**What you should do**
Produce an exact copy of all the data below, dropping every image.

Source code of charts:
== == ==
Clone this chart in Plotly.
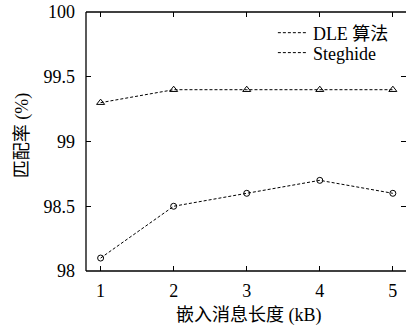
import plotly.graph_objects as go

x_vals = [1, 2, 3, 4, 5]
dle_vals = [99.3, 99.4, 99.4, 99.4, 99.4]
steg_vals = [98.1, 98.5, 98.6, 98.7, 98.6]
y_ticks = [98, 98.5, 99, 99.5, 100]
y_tick_text = ["98", "98.5", "99", "99.5", "100"]
series_names = ["DLE 算法", "Steghide"]
x_title = "嵌入消息长度 (kB)"
y_title = "匹配率 (%)"

FONT = "Liberation Serif, Noto Sans CJK SC"
FS = 18
TXT = dict(family=FONT, size=FS, color="black")
DASH = "3px,2px"

fig = go.Figure()
fig.add_trace(go.Scatter(x=x_vals, y=dle_vals, mode="lines+markers", showlegend=False, cliponaxis=False,
                         line=dict(color="black", width=1, dash=DASH),
                         marker=dict(symbol="triangle-up-open", size=7, color="black", line=dict(width=1))))
fig.add_trace(go.Scatter(x=x_vals, y=steg_vals, mode="lines+markers", showlegend=False, cliponaxis=False,
                         line=dict(color="black", width=1, dash=DASH),
                         marker=dict(symbol="circle-open", size=6, color="black", line=dict(width=1))))
for nm, lg in zip(series_names, ["legend", "legend2"]):
    fig.add_trace(go.Scatter(x=[None], y=[None], mode="lines", name=nm, legend=lg,
                             line=dict(color="black", width=1, dash=DASH)))

leg_common = dict(xanchor="left", yanchor="middle", bgcolor="rgba(0,0,0,0)",
                  font=TXT, itemwidth=30)

fig.update_layout(
    width=406, height=336,
    margin=dict(l=86, r=0, t=12, b=65),
    paper_bgcolor="white", plot_bgcolor="white",
    font=TXT,
    legend=dict(x=0.584, y=0.919, **leg_common),
    legend2=dict(x=0.584, y=0.842, **leg_common),
    xaxis=dict(range=[0.8, 5.18], tickvals=x_vals, ticks="inside", ticklen=5, tickwidth=1,
               tickcolor="black", mirror="ticks", showline=False, showgrid=False, zeroline=False,
               automargin=False, ticklabelstandoff=7, tickfont=TXT),
    yaxis=dict(range=[98, 100], tickvals=y_ticks, ticktext=y_tick_text, ticks="inside", ticklen=5,
               tickwidth=1, tickcolor="black", mirror="ticks", showline=False, showgrid=False,
               zeroline=False, automargin=False, ticklabelstandoff=10, tickfont=TXT),
    shapes=[
        dict(type="line", xref="paper", yref="paper", x0=0, x1=0, y0=0, y1=1, line=dict(color="black", width=1.3)),
        dict(type="line", xref="paper", yref="paper", x0=0, x1=1.02, y0=0, y1=0, line=dict(color="black", width=1.3)),
        dict(type="line", xref="paper", yref="paper", x0=0, x1=1.02, y0=1, y1=1, line=dict(color="black", width=1.3)),
    ],
    annotations=[
        dict(text=x_title, xref="paper", yref="paper", x=0.51, y=-0.17, xanchor="center", yanchor="middle",
             showarrow=False, font=TXT),
        dict(text=y_title, xref="paper", yref="paper", x=-0.2, y=0.52, xanchor="center", yanchor="middle",
             textangle=-90, showarrow=False, font=TXT),
    ],
)

POST = """
document.body.style.margin='0';
function forceSerif(){
  document.querySelectorAll('svg text').forEach(function(t){
    t.style.fontFamily = "'Liberation Serif', 'Noto Sans CJK SC', serif";
  });
}
forceSerif();
setTimeout(forceSerif, 0);
"""
fig.write_html("out.html", config={"displayModeBar": False}, post_script=POST)
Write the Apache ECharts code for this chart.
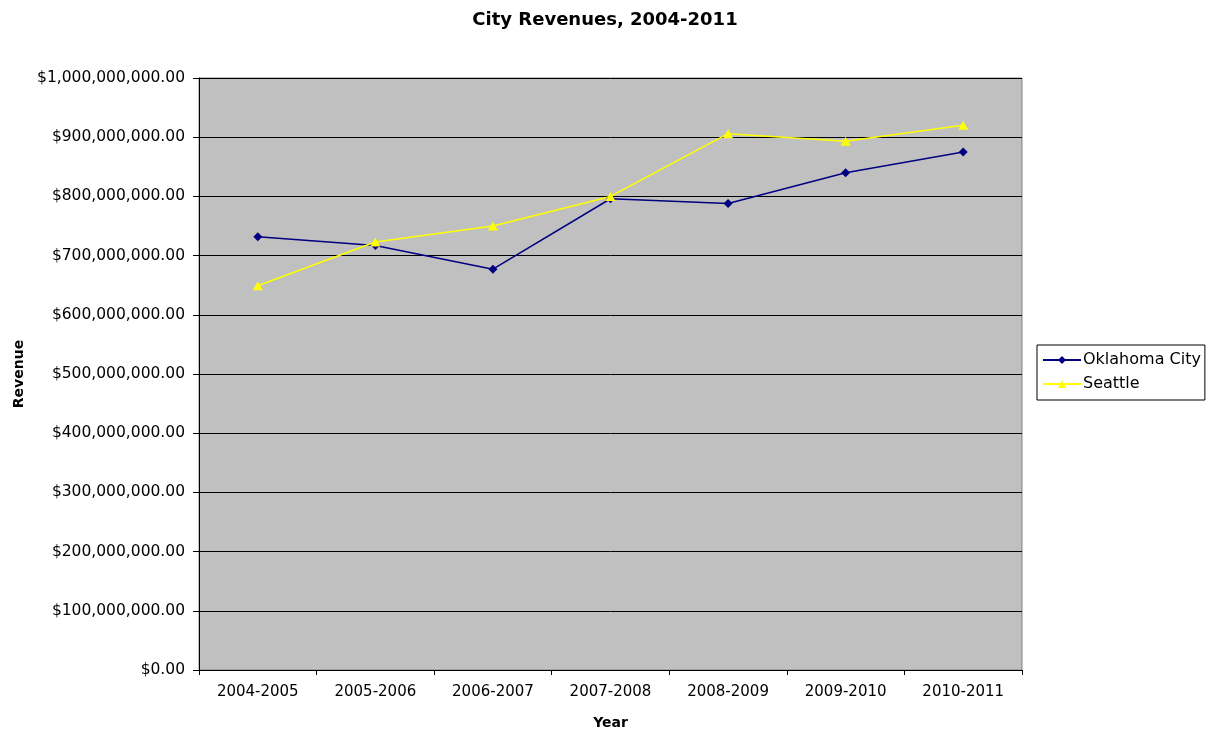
<!DOCTYPE html>
<html>
<head>
<meta charset="utf-8">
<script src="https://cdn.jsdelivr.net/npm/echarts@6/dist/echarts.min.js"></script>
<style>
  html, body { margin: 0; padding: 0; background: #fff; }
  #chart { width: 1212px; height: 732px; }
</style>
</head>
<body>
<div id="chart"></div>
<script>
  var years = ['2004-2005', '2005-2006', '2006-2007', '2007-2008', '2008-2009', '2009-2010', '2010-2011']
  var oklahomaCity = [732000000, 717000000, 677000000, 796000000, 788000000, 840000000, 875000000]
  var seattle = [649000000, 723000000, 750000000, 800000000, 906000000, 893000000, 920000000]

  function money(v) {
    return '$' + v.toLocaleString('en-US', { minimumFractionDigits: 2, maximumFractionDigits: 2 })
  }

  var mychart = echarts.init(document.getElementById('chart'))
  var font = 'DejaVu Sans, Verdana, sans-serif'
  var option = {
    animation: false,
    textStyle: { fontFamily: font },
    title: {
      text: 'City Revenues, 2004-2011',
      left: 600,
      top: 6,
      textAlign: 'center',
      textStyle: { fontSize: 18, fontWeight: 'bold', color: '#000', fontFamily: font }
    },
    legend: {
      orient: 'vertical',
      left: 1037,
      top: 345,
      padding: [7, 4, 8, 5],
      itemGap: 8,
      itemWidth: 38,
      itemHeight: 10,
      borderColor: '#000',
      borderWidth: 1,
      backgroundColor: '#fff',
      textStyle: { fontSize: 16, color: '#000', fontFamily: font, padding: [0, 0, 0, -3] },
      data: ['Oklahoma City', 'Seattle']
    },
    grid: {
      left: 199,
      right: 190,
      top: 78,
      bottom: 62,
      outerBoundsMode: 'none',
      containLabel: false,
      show: true,
      backgroundColor: '#c0c0c0',
      borderColor: '#808080',
      borderWidth: 1
    },
    xAxis: {
      type: 'category',
      data: years,
      boundaryGap: true,
      name: 'Year',
      nameLocation: 'middle',
      nameGap: 46,
      nameTextStyle: { fontSize: 14, fontWeight: 'bold', color: '#000' },
      axisLine: { lineStyle: { color: '#000', width: 1 } },
      axisTick: { show: true, length: 5, lineStyle: { color: '#000' } },
      axisLabel: { fontSize: 15, color: '#000', margin: 15 },
      splitLine: { show: false }
    },
    yAxis: {
      type: 'value',
      min: 0,
      max: 1000000000,
      interval: 100000000,
      name: 'Revenue',
      nameLocation: 'middle',
      nameGap: 172,
      nameTextStyle: { fontSize: 14, fontWeight: 'bold', color: '#000' },
      axisLine: { show: true, lineStyle: { color: '#000', width: 1 } },
      axisTick: { show: true, length: 6, lineStyle: { color: '#000' } },
      axisLabel: { fontSize: 15.5, color: '#000', margin: 14, formatter: money },
      splitLine: { show: true, lineStyle: { color: '#000', width: 1 } }
    },
    series: [
      {
        name: 'Oklahoma City',
        type: 'line',
        data: oklahomaCity,
        symbol: 'diamond',
        symbolSize: 9,
        itemStyle: { color: '#000080' },
        lineStyle: { color: '#000080', width: 1.5 }
      },
      {
        name: 'Seattle',
        type: 'line',
        data: seattle,
        symbol: 'triangle',
        symbolSize: [10, 9],
        itemStyle: { color: '#ffff00' },
        lineStyle: { color: '#ffff00', width: 1.5 }
      }
    ]
  }
  mychart.setOption(option)
</script>
</body>
</html>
== == ==
**Completed exercise**
Clone this chart in Plotly.
import plotly.graph_objects as go

x_vals = [1, 2, 3, 4, 5]
dle_vals = [99.3, 99.4, 99.4, 99.4, 99.4]
steg_vals = [98.1, 98.5, 98.6, 98.7, 98.6]
y_ticks = [98, 98.5, 99, 99.5, 100]
y_tick_text = ["98", "98.5", "99", "99.5", "100"]
series_names = ["DLE 算法", "Steghide"]
x_title = "嵌入消息长度 (kB)"
y_title = "匹配率 (%)"

FONT = "Liberation Serif, Noto Sans CJK SC"
FS = 18
TXT = dict(family=FONT, size=FS, color="black")
DASH = "3px,2px"

fig = go.Figure()
fig.add_trace(go.Scatter(x=x_vals, y=dle_vals, mode="lines+markers", showlegend=False, cliponaxis=False,
                         line=dict(color="black", width=1, dash=DASH),
                         marker=dict(symbol="triangle-up-open", size=7, color="black", line=dict(width=1))))
fig.add_trace(go.Scatter(x=x_vals, y=steg_vals, mode="lines+markers", showlegend=False, cliponaxis=False,
                         line=dict(color="black", width=1, dash=DASH),
                         marker=dict(symbol="circle-open", size=6, color="black", line=dict(width=1))))
for nm, lg in zip(series_names, ["legend", "legend2"]):
    fig.add_trace(go.Scatter(x=[None], y=[None], mode="lines", name=nm, legend=lg,
                             line=dict(color="black", width=1, dash=DASH)))

leg_common = dict(xanchor="left", yanchor="middle", bgcolor="rgba(0,0,0,0)",
                  font=TXT, itemwidth=30)

fig.update_layout(
    width=406, height=336,
    margin=dict(l=86, r=0, t=12, b=65),
    paper_bgcolor="white", plot_bgcolor="white",
    font=TXT,
    legend=dict(x=0.584, y=0.919, **leg_common),
    legend2=dict(x=0.584, y=0.842, **leg_common),
    xaxis=dict(range=[0.8, 5.18], tickvals=x_vals, ticks="inside", ticklen=5, tickwidth=1,
               tickcolor="black", mirror="ticks", showline=False, showgrid=False, zeroline=False,
               automargin=False, ticklabelstandoff=7, tickfont=TXT),
    yaxis=dict(range=[98, 100], tickvals=y_ticks, ticktext=y_tick_text, ticks="inside", ticklen=5,
               tickwidth=1, tickcolor="black", mirror="ticks", showline=False, showgrid=False,
               zeroline=False, automargin=False, ticklabelstandoff=10, tickfont=TXT),
    shapes=[
        dict(type="line", xref="paper", yref="paper", x0=0, x1=0, y0=0, y1=1, line=dict(color="black", width=1.3)),
        dict(type="line", xref="paper", yref="paper", x0=0, x1=1.02, y0=0, y1=0, line=dict(color="black", width=1.3)),
        dict(type="line", xref="paper", yref="paper", x0=0, x1=1.02, y0=1, y1=1, line=dict(color="black", width=1.3)),
    ],
    annotations=[
        dict(text=x_title, xref="paper", yref="paper", x=0.51, y=-0.17, xanchor="center", yanchor="middle",
             showarrow=False, font=TXT),
        dict(text=y_title, xref="paper", yref="paper", x=-0.2, y=0.52, xanchor="center", yanchor="middle",
             textangle=-90, showarrow=False, font=TXT),
    ],
)

POST = """
document.body.style.margin='0';
function forceSerif(){
  document.querySelectorAll('svg text').forEach(function(t){
    t.style.fontFamily = "'Liberation Serif', 'Noto Sans CJK SC', serif";
  });
}
forceSerif();
setTimeout(forceSerif, 0);
"""
fig.write_html("out.html", config={"displayModeBar": False}, post_script=POST)
Write the Apache ECharts code for this chart.
<!DOCTYPE html>
<html>
<head>
<meta charset="utf-8">
<script src="https://cdn.jsdelivr.net/npm/echarts@6/dist/echarts.min.js"></script>
<style>
  html, body { margin: 0; padding: 0; background: #fff; }
  #chart { width: 1212px; height: 732px; }
</style>
</head>
<body>
<div id="chart"></div>
<script>
  var years = ['2004-2005', '2005-2006', '2006-2007', '2007-2008', '2008-2009', '2009-2010', '2010-2011']
  var oklahomaCity = [732000000, 717000000, 677000000, 796000000, 788000000, 840000000, 875000000]
  var seattle = [649000000, 723000000, 750000000, 800000000, 906000000, 893000000, 920000000]

  function money(v) {
    return '$' + v.toLocaleString('en-US', { minimumFractionDigits: 2, maximumFractionDigits: 2 })
  }

  var mychart = echarts.init(document.getElementById('chart'))
  var font = 'DejaVu Sans, Verdana, sans-serif'
  var option = {
    animation: false,
    textStyle: { fontFamily: font },
    title: {
      text: 'City Revenues, 2004-2011',
      left: 600,
      top: 6,
      textAlign: 'center',
      textStyle: { fontSize: 18, fontWeight: 'bold', color: '#000', fontFamily: font }
    },
    legend: {
      orient: 'vertical',
      left: 1037,
      top: 345,
      padding: [7, 4, 8, 5],
      itemGap: 8,
      itemWidth: 38,
      itemHeight: 10,
      borderColor: '#000',
      borderWidth: 1,
      backgroundColor: '#fff',
      textStyle: { fontSize: 16, color: '#000', fontFamily: font, padding: [0, 0, 0, -3] },
      data: ['Oklahoma City', 'Seattle']
    },
    grid: {
      left: 199,
      right: 190,
      top: 78,
      bottom: 62,
      outerBoundsMode: 'none',
      containLabel: false,
      show: true,
      backgroundColor: '#c0c0c0',
      borderColor: '#808080',
      borderWidth: 1
    },
    xAxis: {
      type: 'category',
      data: years,
      boundaryGap: true,
      name: 'Year',
      nameLocation: 'middle',
      nameGap: 46,
      nameTextStyle: { fontSize: 14, fontWeight: 'bold', color: '#000' },
      axisLine: { lineStyle: { color: '#000', width: 1 } },
      axisTick: { show: true, length: 5, lineStyle: { color: '#000' } },
      axisLabel: { fontSize: 15, color: '#000', margin: 15 },
      splitLine: { show: false }
    },
    yAxis: {
      type: 'value',
      min: 0,
      max: 1000000000,
      interval: 100000000,
      name: 'Revenue',
      nameLocation: 'middle',
      nameGap: 172,
      nameTextStyle: { fontSize: 14, fontWeight: 'bold', color: '#000' },
      axisLine: { show: true, lineStyle: { color: '#000', width: 1 } },
      axisTick: { show: true, length: 6, lineStyle: { color: '#000' } },
      axisLabel: { fontSize: 15.5, color: '#000', margin: 14, formatter: money },
      splitLine: { show: true, lineStyle: { color: '#000', width: 1 } }
    },
    series: [
      {
        name: 'Oklahoma City',
        type: 'line',
        data: oklahomaCity,
        symbol: 'diamond',
        symbolSize: 9,
        itemStyle: { color: '#000080' },
        lineStyle: { color: '#000080', width: 1.5 }
      },
      {
        name: 'Seattle',
        type: 'line',
        data: seattle,
        symbol: 'triangle',
        symbolSize: [10, 9],
        itemStyle: { color: '#ffff00' },
        lineStyle: { color: '#ffff00', width: 1.5 }
      }
    ]
  }
  mychart.setOption(option)
</script>
</body>
</html>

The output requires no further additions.